--- Raw data ---
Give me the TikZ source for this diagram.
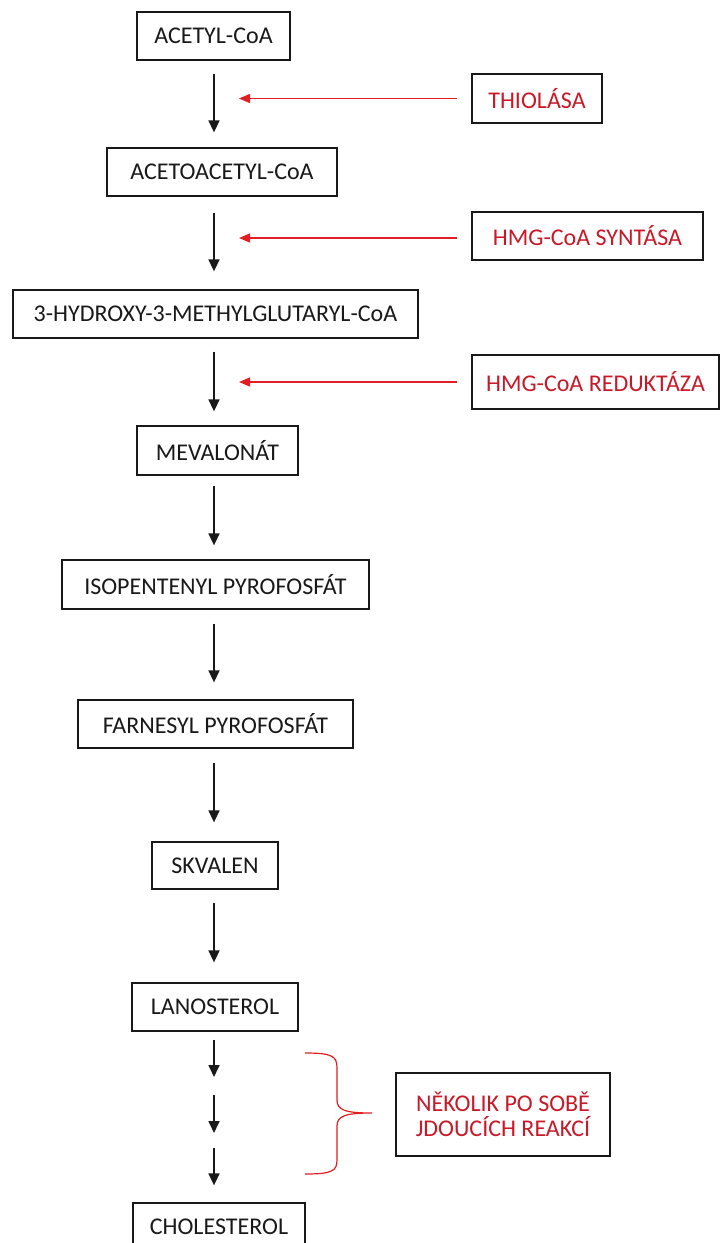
\documentclass[tikz,border=0pt]{standalone}
\usepackage{fontspec}
\setmainfont{Carlito}
\usetikzlibrary{arrows.meta}
\definecolor{enzred}{RGB}{200,25,40}
\definecolor{linered}{RGB}{225,30,35}
\definecolor{ink}{RGB}{25,25,25}
\begin{document}
\begin{tikzpicture}[x=1pt,y=-1pt,
  box/.style={draw=ink, line width=1.3pt, inner sep=0pt, text=ink, font=\fontsize{24}{29}\selectfont},
  enz/.style={box, text=enzred},
  arr/.style={draw=ink, line width=1.6pt, -{Triangle[width=11pt,length=12pt]}},
  redarr/.style={draw=linered, line width=1.3pt, shorten <=14pt, -{Triangle[width=9pt,length=11pt]}},
  bracestyle/.style={draw=linered, line width=1.2pt}
]
\useasboundingbox (0,0) rectangle (720,1243);
\fill[white] (0,0) rectangle (720,1243);

\coordinate (col) at (214,0);
\coordinate (rcol) at (239,0);

% main chain
\node[box, minimum width=153pt, minimum height=48pt] (acetyl) at (213.5,36) {ACETYL-CoA};
\node[box, minimum width=230pt, minimum height=48pt] (acac) at (222,172) {ACETOACETYL-CoA};
\node[box, minimum width=405pt, minimum height=48pt] (hmg) at (215.5,314) {3-HYDROXY-3-METHYLGLUTARYL-CoA};
\node[box, minimum width=161pt, minimum height=49pt] (mev) at (217.5,450.5) {MEVALONÁT};
\node[box, minimum width=307pt, minimum height=49pt] (iso) at (215.5,584.5) {ISOPENTENYL PYROFOSFÁT};
\node[box, minimum width=275pt, minimum height=48pt] (farn) at (215.5,724) {FARNESYL PYROFOSFÁT};
\node[box, minimum width=126pt, minimum height=47pt] (skv) at (215,865.5) {SKVALEN};
\node[box, minimum width=166pt, minimum height=48pt] (lan) at (215,1007) {LANOSTEROL};
\node[box, minimum width=172pt, minimum height=48pt] (chol) at (219,1227) {CHOLESTEROL};

% enzymes
\node[enz, minimum width=130pt, minimum height=49pt] (thio) at (537,98.5) {THIOLÁSA};
\node[enz, minimum width=231pt, minimum height=48pt] (synt) at (587.5,236) {HMG-CoA SYNTÁSA};
\node[enz, minimum width=247pt, minimum height=54pt] (redu) at (595.5,382) {HMG-CoA REDUKTÁZA};
\node[enz, minimum width=214pt, minimum height=83pt, align=center,
      font=\fontsize{24}{25}\selectfont] (nek) at (503,1114.5) {NĚKOLIK PO SOBĚ\\JDOUCÍCH REAKCÍ};

% main arrows
\draw[arr, shorten <=13pt, shorten >=15pt] (acetyl.south -| col) -- (acac.north -| col);
\draw[arr, shorten <=16pt, shorten >=18pt] (acac.south -| col) -- (hmg.north -| col);
\draw[arr, shorten <=13pt, shorten >=14pt] (hmg.south -| col) -- (mev.north -| col);
\draw[arr, shorten <=10pt, shorten >=14pt] (mev.south -| col) -- (iso.north -| col);
\draw[arr, shorten <=14pt, shorten >=17pt] (iso.south -| col) -- (farn.north -| col);
\draw[arr, shorten <=14pt, shorten >=19pt] (farn.south -| col) -- (skv.north -| col);
\draw[arr, shorten <=13pt, shorten >=20pt] (skv.south -| col) -- (lan.north -| col);

% several steps lanosterol -> cholesterol
\coordinate (k1b) at (214,1077);
\coordinate (k2a) at (214,1095);
\coordinate (k2b) at (214,1133);
\coordinate (k3a) at (214,1148);
\draw[arr, shorten <=8pt] (lan.south -| col) -- (k1b);
\draw[arr] (k2a) -- (k2b);
\draw[arr, shorten >=17pt] (k3a) -- (chol.north -| col);

% enzyme arrows
\draw[redarr] (thio.west) -- (thio.west -| rcol);
\draw[redarr] (synt.west) ++(0,2) coordinate (synta) -- (synta -| rcol);
\draw[redarr] (redu.west) -- (redu.west -| rcol);

% brace
\draw[bracestyle] (305,1053) .. controls (332,1053) and (337,1056) .. (337,1068)
  -- (337,1100) .. controls (337,1110) and (345,1113) .. (372,1113)
  .. controls (345,1113) and (337,1116) .. (337,1126)
  -- (337,1160) .. controls (337,1171) and (332,1174) .. (305,1174);
\end{tikzpicture}
\end{document}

--- Task prompt ---
Leave out the pictures and transcribe everything else exactly.

--- Task output ---
Give me the TikZ source for this diagram.
\documentclass[tikz,border=0pt]{standalone}
\usepackage{fontspec}
\setmainfont{Carlito}
\usetikzlibrary{arrows.meta}
\definecolor{enzred}{RGB}{200,25,40}
\definecolor{linered}{RGB}{225,30,35}
\definecolor{ink}{RGB}{25,25,25}
\begin{document}
\begin{tikzpicture}[x=1pt,y=-1pt,
  box/.style={draw=ink, line width=1.3pt, inner sep=0pt, text=ink, font=\fontsize{24}{29}\selectfont},
  enz/.style={box, text=enzred},
  arr/.style={draw=ink, line width=1.6pt, -{Triangle[width=11pt,length=12pt]}},
  redarr/.style={draw=linered, line width=1.3pt, shorten <=14pt, -{Triangle[width=9pt,length=11pt]}},
  bracestyle/.style={draw=linered, line width=1.2pt}
]
\useasboundingbox (0,0) rectangle (720,1243);
\fill[white] (0,0) rectangle (720,1243);

\coordinate (col) at (214,0);
\coordinate (rcol) at (239,0);

% main chain
\node[box, minimum width=153pt, minimum height=48pt] (acetyl) at (213.5,36) {ACETYL-CoA};
\node[box, minimum width=230pt, minimum height=48pt] (acac) at (222,172) {ACETOACETYL-CoA};
\node[box, minimum width=405pt, minimum height=48pt] (hmg) at (215.5,314) {3-HYDROXY-3-METHYLGLUTARYL-CoA};
\node[box, minimum width=161pt, minimum height=49pt] (mev) at (217.5,450.5) {MEVALONÁT};
\node[box, minimum width=307pt, minimum height=49pt] (iso) at (215.5,584.5) {ISOPENTENYL PYROFOSFÁT};
\node[box, minimum width=275pt, minimum height=48pt] (farn) at (215.5,724) {FARNESYL PYROFOSFÁT};
\node[box, minimum width=126pt, minimum height=47pt] (skv) at (215,865.5) {SKVALEN};
\node[box, minimum width=166pt, minimum height=48pt] (lan) at (215,1007) {LANOSTEROL};
\node[box, minimum width=172pt, minimum height=48pt] (chol) at (219,1227) {CHOLESTEROL};

% enzymes
\node[enz, minimum width=130pt, minimum height=49pt] (thio) at (537,98.5) {THIOLÁSA};
\node[enz, minimum width=231pt, minimum height=48pt] (synt) at (587.5,236) {HMG-CoA SYNTÁSA};
\node[enz, minimum width=247pt, minimum height=54pt] (redu) at (595.5,382) {HMG-CoA REDUKTÁZA};
\node[enz, minimum width=214pt, minimum height=83pt, align=center,
      font=\fontsize{24}{25}\selectfont] (nek) at (503,1114.5) {NĚKOLIK PO SOBĚ\\JDOUCÍCH REAKCÍ};

% main arrows
\draw[arr, shorten <=13pt, shorten >=15pt] (acetyl.south -| col) -- (acac.north -| col);
\draw[arr, shorten <=16pt, shorten >=18pt] (acac.south -| col) -- (hmg.north -| col);
\draw[arr, shorten <=13pt, shorten >=14pt] (hmg.south -| col) -- (mev.north -| col);
\draw[arr, shorten <=10pt, shorten >=14pt] (mev.south -| col) -- (iso.north -| col);
\draw[arr, shorten <=14pt, shorten >=17pt] (iso.south -| col) -- (farn.north -| col);
\draw[arr, shorten <=14pt, shorten >=19pt] (farn.south -| col) -- (skv.north -| col);
\draw[arr, shorten <=13pt, shorten >=20pt] (skv.south -| col) -- (lan.north -| col);

% several steps lanosterol -> cholesterol
\coordinate (k1b) at (214,1077);
\coordinate (k2a) at (214,1095);
\coordinate (k2b) at (214,1133);
\coordinate (k3a) at (214,1148);
\draw[arr, shorten <=8pt] (lan.south -| col) -- (k1b);
\draw[arr] (k2a) -- (k2b);
\draw[arr, shorten >=17pt] (k3a) -- (chol.north -| col);

% enzyme arrows
\draw[redarr] (thio.west) -- (thio.west -| rcol);
\draw[redarr] (synt.west) ++(0,2) coordinate (synta) -- (synta -| rcol);
\draw[redarr] (redu.west) -- (redu.west -| rcol);

% brace
\draw[bracestyle] (305,1053) .. controls (332,1053) and (337,1056) .. (337,1068)
  -- (337,1100) .. controls (337,1110) and (345,1113) .. (372,1113)
  .. controls (345,1113) and (337,1116) .. (337,1126)
  -- (337,1160) .. controls (337,1171) and (332,1174) .. (305,1174);
\end{tikzpicture}
\end{document}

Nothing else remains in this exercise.